The type of complicated derivative product that the CFTC intentionally got all wrong — an “ABS flip clause swap” — started and fueled the financial crisis. Moreover, ABS flip clause swaps remain embedded in many student loan ABS deals, as I described in a Croatan Institute “Views” column on 18 January.
While Wikirating.org posted my letter to the CFTC of 2 February within a day, no one from the CFTC or the other 10 entities that I copied had even acknowledged receipt of the letter as of the time of this writing.
As an analyst who has assessed ABS flip clause swaps since 1999, I have publicly identified similar mistakes in a previous CFTC decision contained in CFTC Letter No. 15-21 of 31 March 2015. My letter of 2 February describes these earlier errors, which I had raised with key CFTC staff in an email of 7 April 2015, a letter of 15 May 2015, and a teleconference on 28 May 2015.

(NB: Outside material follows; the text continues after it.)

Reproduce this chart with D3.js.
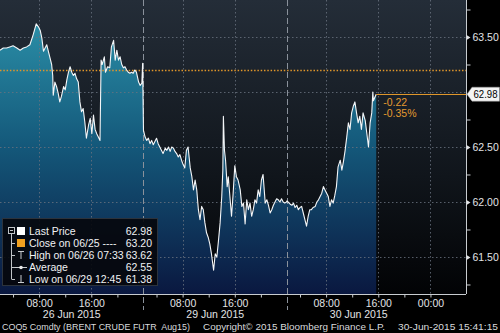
<!DOCTYPE html>
<html><head><meta charset="utf-8">
<script src="https://cdn.jsdelivr.net/npm/d3@7"></script>
<style>html,body{margin:0;padding:0;background:#000;overflow:hidden} text{white-space:pre}</style>
</head><body><svg id="c" width="500" height="333"></svg>
<script>
// ---------- data ----------
const days = ["26 Jun 2015", "29 Jun 2015", "30 Jun 2015"];
const jun26 = [
["02:00",63.38],["02:30",63.40],["03:00",63.40],["03:30",63.41],["04:00",63.42],["04:35",63.40],
["05:05",63.38],["05:35",63.40],["06:05",63.41],["06:35",63.43],["07:05",63.52],["07:33",63.62],
["07:55",63.59],["08:10",63.56],["08:25",63.49],["08:40",63.37],["08:55",63.40],["09:10",63.43],
["09:25",63.37],["09:40",63.31],["09:55",63.25],["10:05",63.15],["10:10",62.97],["10:25",63.09],
["10:40",63.05],["10:55",62.99],["11:10",62.91],["11:25",62.96],["11:45",63.05],["12:00",63.02],
["12:15",63.11],["12:30",63.18],["12:45",63.23],["13:00",63.18],["13:15",63.15],["13:30",63.17],
["13:45",63.12],["14:00",63.09],["14:15",62.91],["14:30",62.82],["14:45",62.85],["15:00",62.73],
["15:15",62.58],["15:35",62.70],["15:50",62.76],["16:05",62.62],["16:20",62.79],["16:35",62.66],
["16:50",62.62],["17:05",62.59],["17:20",62.56],["17:30",63.29],["17:40",63.25],["18:00",63.32],
["18:10",63.18],["18:30",63.23],["18:50",63.22],["19:05",63.41],["19:25",63.47],["19:40",63.29],
["19:55",63.38],["20:10",63.29],["20:25",63.32],["20:40",63.25],["20:55",63.22],["21:10",63.23],
["21:25",63.20],["21:40",63.18],["21:55",63.17],["22:10",63.18],["22:25",63.17],["22:40",63.20],
["22:55",63.18],["23:15",63.09],["23:30",63.06],["23:45",63.08],["23:52",63.26]
];
const jun29 = [
["02:00",62.65],["02:15",62.59],["02:30",62.56],["02:45",62.58],["03:00",62.53],["03:15",62.56],
["03:30",62.52],["03:45",62.55],["04:00",62.58],["04:15",62.53],["04:30",62.50],["04:45",62.47],
["05:00",62.44],["05:20",62.49],["05:35",62.47],["05:50",62.50],["06:05",62.46],["06:20",62.50],
["06:35",62.49],["06:50",62.46],["07:05",62.44],["07:20",62.41],["07:35",62.43],["07:50",62.38],
["08:05",62.34],["08:20",62.31],["08:35",62.47],["08:50",62.50],["09:10",62.31],["09:25",62.23],
["09:40",62.11],["09:55",62.20],["10:10",62.11],["10:25",61.93],["10:40",61.84],["10:55",61.96],
["11:10",61.93],["11:25",61.81],["11:40",61.72],["11:55",61.68],["12:10",61.62],["12:25",61.53],
["12:45",61.38],["13:00",61.53],["13:15",61.50],["13:30",61.65],["13:45",61.81],["14:00",62.05],
["14:10",62.29],["14:15",62.78],["14:25",62.47],["14:35",62.38],["14:50",62.14],["15:00",62.23],
["15:15",62.05],["15:30",61.87],["15:45",62.08],["16:00",62.33],["16:15",62.23],["16:30",62.20],
["16:50",62.11],["17:05",61.96],["17:20",61.99],["17:35",61.80],["17:50",62.02],["18:05",61.93],
["18:20",61.99],["18:35",61.87],["18:50",61.93],["19:05",62.02],["19:20",61.99],["19:35",62.11],
["19:50",62.05],["20:05",62.20],["20:20",62.25],["20:40",61.99],["20:55",62.02],["21:10",61.97],
["21:25",61.90],["21:40",61.93],["21:55",61.97],["22:10",62.00],["22:25",62.03],["22:40",62.02],
["22:55",62.00],["23:10",62.03],["23:25",62.00],["23:40",61.99],["23:55",62.00]
];
const jun30 = [
["02:00",62.01],["02:10",62.00],["02:30",61.98],["02:45",61.97],["03:00",61.99],["03:15",61.95],
["03:30",61.97],["03:45",61.93],["04:00",61.95],["04:15",61.96],["04:30",61.90],["04:45",61.84],
["05:00",61.78],["05:15",61.87],["05:30",61.93],["05:45",61.93],["06:00",61.95],["06:20",61.96],
["06:35",62.00],["06:50",62.02],["07:05",62.05],["07:20",62.08],["07:35",62.14],["07:50",62.11],
["08:05",62.08],["08:20",62.05],["08:35",61.96],["08:50",62.02],["09:05",61.99],["09:20",62.06],
["09:35",62.14],["09:50",62.32],["10:10",62.38],["10:25",62.29],["10:40",62.37],["10:55",62.47],
["11:10",62.59],["11:25",62.72],["11:40",62.66],["11:55",62.81],["12:10",62.87],["12:25",62.91],
["12:40",62.81],["12:55",62.72],["13:10",62.78],["13:25",62.66],["13:40",62.81],["14:00",62.74],
["14:15",62.62],["14:30",62.50],["14:45",62.72],["15:00",62.81],["15:10",63.00],["15:15",62.92],
["15:41",62.98]
];
const lastPrice = 62.98;
const prevClose = 63.20;
const netChange = "-0.22";
const pctChange = "-0.35%";
const yTickValues = [63.5, 62.5, 62.0, 61.5];
const yMinorValues = [63.75, 63.25, 62.75, 62.25, 61.75, 61.25];
const yGridValues = [63.5, 63.0, 62.5, 62.0, 61.5];
const xMajorHours = ["08:00", "16:00"];
const xMinorHours = ["04:00", "12:00", "20:00"];
const xEndLabel = "00:00";
const legendLabels = ["Last Price", "Close on 06/25 ----", "High on 06/26 07:33", "Average", "Low on 06/29 12:45"];
const legendValues = ["62.98", "63.20", "63.62", "62.55", "61.38"];
const footerLeft = "COQ5 Comdty (BRENT CRUDE FUTR  Aug15)";
const footerMid = "Copyright\u00A9 2015 Bloomberg Finance L.P.";
const footerRight = "30-Jun-2015 15:41:15";

// ---------- helpers ----------
const sessionStart = 2, sessionLen = 22;
function hrs(t){ const [h,m] = t.split(":").map(Number); return h + m/60; }
function sess(dayIdx, t){ return dayIdx*sessionLen + hrs(t) - sessionStart; }
const series = [jun26, jun29, jun30].flatMap((d,i) => d.map(([t,v]) => ({s: sess(i,t), v})));

const W = 500, H = 333, PW = 466, PH = 294;
const svg = d3.select("#c");
const x = d3.scaleLinear().domain([0, 71.45]).range([0, PW]);
const y = d3.scaleLinear().domain([61.1636, 63.8364]).range([PH, 0]);
const font = "'Liberation Sans', Arial, sans-serif";

const defs = svg.append("defs");
const bg = defs.append("linearGradient").attr("id","bg").attr("x1",0).attr("x2",0).attr("y1",0).attr("y2",1);
bg.append("stop").attr("offset","0%").attr("stop-color","#242d38");
bg.append("stop").attr("offset","60%").attr("stop-color","#10151b");
bg.append("stop").attr("offset","100%").attr("stop-color","#020305");
const ag = defs.append("linearGradient").attr("id","ag").attr("gradientUnits","userSpaceOnUse")
  .attr("x1",0).attr("x2",0).attr("y1",25).attr("y2",PH);
ag.append("stop").attr("offset","0%").attr("stop-color","#2a8da6");
ag.append("stop").attr("offset","45%").attr("stop-color","#14587a");
ag.append("stop").attr("offset","100%").attr("stop-color","#0a1840");

svg.append("rect").attr("width",W).attr("height",H).attr("fill","#000");
svg.append("rect").attr("width",PW).attr("height",PH).attr("fill","url(#bg)");

// area
svg.append("path").datum(series)
  .attr("d", d3.area().x(d=>x(d.s)).y0(PH).y1(d=>y(d.v)))
  .attr("fill","url(#ag)");

// grid
const grid = svg.append("g");
grid.selectAll("line.h").data(yGridValues).join("line")
  .attr("x1",0).attr("x2",PW).attr("y1",d=>Math.round(y(d))+0.5).attr("y2",d=>Math.round(y(d))+0.5)
  .attr("stroke","#6a7380").attr("stroke-width",1).attr("stroke-dasharray","1.5,2.5").attr("opacity",0.8);
const vGrid = [];
days.forEach((d,i)=> xMajorHours.forEach(h => vGrid.push(sess(i,h))));
vGrid.push(sess(2,"24:00"));
grid.selectAll("line.v").data(vGrid).join("line")
  .attr("y1",0).attr("y2",PH).attr("x1",d=>Math.round(x(d))+0.5).attr("x2",d=>Math.round(x(d))+0.5)
  .attr("stroke","#6a7380").attr("stroke-width",1).attr("stroke-dasharray","1.5,2.5").attr("opacity",0.8);
const seps = [sessionLen, 2*sessionLen];
grid.selectAll("line.sep").data(seps).join("line")
  .attr("y1",0).attr("y2",PH+16).attr("x1",d=>Math.round(x(d))+0.5).attr("x2",d=>Math.round(x(d))+0.5)
  .attr("stroke","#8a919b").attr("stroke-width",1).attr("stroke-dasharray","6,3");

// close line
svg.append("line").attr("x1",0).attr("x2",PW).attr("y1",Math.round(y(prevClose))+0.5).attr("y2",Math.round(y(prevClose))+0.5)
  .attr("stroke","#e0962a").attr("stroke-width",1.3).attr("stroke-dasharray","1.5,1.8");

// price line
svg.append("path").datum(series)
  .attr("d", d3.line().x(d=>x(d.s)).y(d=>y(d.v)))
  .attr("fill","none").attr("stroke","#f4f6f8").attr("stroke-width",1.1).attr("stroke-linejoin","round");

// last price line + change
const lastS = series[series.length-1].s;
svg.append("line").attr("x1",x(lastS)).attr("x2",PW).attr("y1",Math.round(y(lastPrice))+0.5).attr("y2",Math.round(y(lastPrice))+0.5)
  .attr("stroke","#e0962a").attr("stroke-width",1.2);
svg.append("text").attr("x",x(lastS)+7).attr("y",y(lastPrice)+12).text(netChange)
  .attr("fill","#e39a30").attr("font-family",font).attr("font-size",10.5);
svg.append("text").attr("x",x(lastS)+7).attr("y",y(lastPrice)+23).text(pctChange)
  .attr("fill","#e39a30").attr("font-family",font).attr("font-size",10.5);

// right axis
const yAxis = d3.axisRight(y).tickValues(yTickValues).tickFormat(d3.format(".2f")).tickSize(0).tickPadding(6);
const ya = svg.append("g").attr("transform",`translate(${PW+0.5},0)`).call(yAxis);
ya.select(".domain").attr("stroke","#c8ccd0").attr("d",`M0,0V${PH}`);
ya.selectAll("text").attr("fill","#e2e4e6").attr("font-family",font).attr("font-size",10.5);
ya.selectAll(".tick").append("path").attr("d","M0,-2.5L4,0L0,2.5Z").attr("fill","#e2e4e6");
const yMinor = d3.axisRight(y).tickValues(yMinorValues).tickFormat("").tickSize(4);
const ym = svg.append("g").attr("transform",`translate(${PW+0.5},0)`).call(yMinor);
ym.select(".domain").remove();
ym.selectAll("line").attr("stroke","#c8ccd0");

// last price tag
const ly = y(lastPrice);
svg.append("path").attr("d",`M${PW+1},${ly}L${PW+6},${ly-7}H499.5V${ly+7}H${PW+6}Z`)
  .attr("fill","#f4f4f4").attr("stroke","#999").attr("stroke-width",0.5);
svg.append("text").attr("x",PW+7.5).attr("y",ly).attr("dy","0.36em").text(lastPrice.toFixed(2))
  .attr("fill","#000").attr("font-family",font).attr("font-size",10).attr("textLength",24).attr("lengthAdjust","spacingAndGlyphs");

// bottom axis
const xMaj = [], xMajLab = [];
days.forEach((d,i)=> xMajorHours.forEach(h => { xMaj.push(sess(i,h)); xMajLab.push(h); }));
xMaj.push(sess(2,"24:00")); xMajLab.push(xEndLabel);
const labMap = new Map(xMaj.map((v,i)=>[v, xMajLab[i]]));
const xAxis = d3.axisBottom(x).tickValues(xMaj).tickFormat(d=>labMap.get(d)).tickSize(3).tickPadding(2);
const xa = svg.append("g").attr("transform",`translate(0,${PH+0.5})`).call(xAxis);
xa.select(".domain").attr("stroke","#c8ccd0").attr("d",`M0,0H${PW}`);
xa.selectAll("line").attr("stroke","#c8ccd0");
xa.selectAll("text").attr("fill","#e2e4e6").attr("font-family",font).attr("font-size",10.5);
const xMin = [];
days.forEach((d,i)=> xMinorHours.forEach(h => xMin.push(sess(i,h))));
const xm = svg.append("g").attr("transform",`translate(0,${PH+0.5})`)
  .call(d3.axisBottom(x).tickValues(xMin).tickFormat("").tickSize(3));
xm.select(".domain").remove();
xm.selectAll("line").attr("stroke","#c8ccd0");
svg.append("g").selectAll("text").data(days).join("text")
  .attr("x",(d,i)=>x(i*sessionLen + sessionLen/2)).attr("y",318).attr("text-anchor","middle")
  .text(d=>d).attr("fill","#e2e4e6").attr("font-family",font).attr("font-size",10.5);

// footer
const ft = svg.append("g").attr("font-family",font).attr("font-size",9.8).attr("fill","#d8dadc");
ft.append("text").attr("x",2).attr("y",330).text(footerLeft).attr("textLength",188).attr("lengthAdjust","spacingAndGlyphs");
ft.append("text").attr("x",203).attr("y",330).text(footerMid).attr("textLength",182).attr("lengthAdjust","spacingAndGlyphs");
ft.append("text").attr("x",398).attr("y",330).text(footerRight).attr("textLength",100).attr("lengthAdjust","spacingAndGlyphs");

// legend
const lg = svg.append("g");
lg.append("rect").attr("x",2.5).attr("y",218.5).attr("width",155).attr("height",67)
  .attr("fill","#05070b").attr("fill-opacity",0.9).attr("stroke","#2c333c");
const rowY = i => 231 + i*12;
lg.append("line").attr("x1",11.5).attr("x2",11.5).attr("y1",rowY(0)).attr("y2",rowY(4)).attr("stroke","#c0c4c8");
lg.selectAll("line.b").data([1,2,3,4]).join("line")
  .attr("x1",11.5).attr("x2",15).attr("y1",i=>rowY(i)+0.5).attr("y2",i=>rowY(i)+0.5).attr("stroke","#c0c4c8");
lg.append("rect").attr("x",8.5).attr("y",rowY(0)-3.5).attr("width",6).attr("height",6).attr("fill","#05070b").attr("stroke","#c0c4c8");
lg.append("line").attr("x1",10).attr("x2",13).attr("y1",rowY(0)-0.5).attr("y2",rowY(0)-0.5).attr("stroke","#c0c4c8");
lg.append("rect").attr("x",17).attr("y",rowY(0)-4).attr("width",8).attr("height",8).attr("fill","#ffffff");
lg.append("rect").attr("x",17).attr("y",rowY(1)-4).attr("width",8).attr("height",8).attr("fill","#f0a020");
lg.append("path").attr("d",`M18,${rowY(2)-3.5}H24M21,${rowY(2)-3.5}V${rowY(2)+4}`).attr("stroke","#c8ccd0").attr("fill","none");
lg.append("path").attr("d",`M15,${rowY(3)+0.5}H27`).attr("stroke","#c8ccd0");
lg.append("circle").attr("cx",21).attr("cy",rowY(3)+0.5).attr("r",1.8).attr("fill","#e8e8e8");
lg.append("path").attr("d",`M18,${rowY(4)+3.5}H24M21,${rowY(4)+3.5}V${rowY(4)-4}`).attr("stroke","#c8ccd0").attr("fill","none");
lg.selectAll("text.l").data(legendLabels).join("text")
  .attr("x",29).attr("y",(d,i)=>rowY(i)).attr("dy","0.36em").text(d=>d)
  .attr("fill","#f0f2f4").attr("font-family",font).attr("font-size",10.5);
lg.selectAll("text.v").data(legendValues).join("text")
  .attr("x",152).attr("y",(d,i)=>rowY(i)).attr("dy","0.36em").attr("text-anchor","end").text(d=>d)
  .attr("fill","#f0f2f4").attr("font-family",font).attr("font-size",10.5);
</script></body></html>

These earlier communications with the CFTC enable me to state with authority that the 31 misrepresentations that my letter itemizes are intentional mistakes that ultimately, to use the CFTC’s own language, “render this no-action position void.”
Unfortunately for us, the private sector cannot do its job of funding sustainable infrastructure while the CFTC coddles the users of failed financing techniques, the SEC coddles the NRSROs that publish flawed ratings and methodologies, and the US Treasury coddles the CFTC and SEC by advocating for more of the same.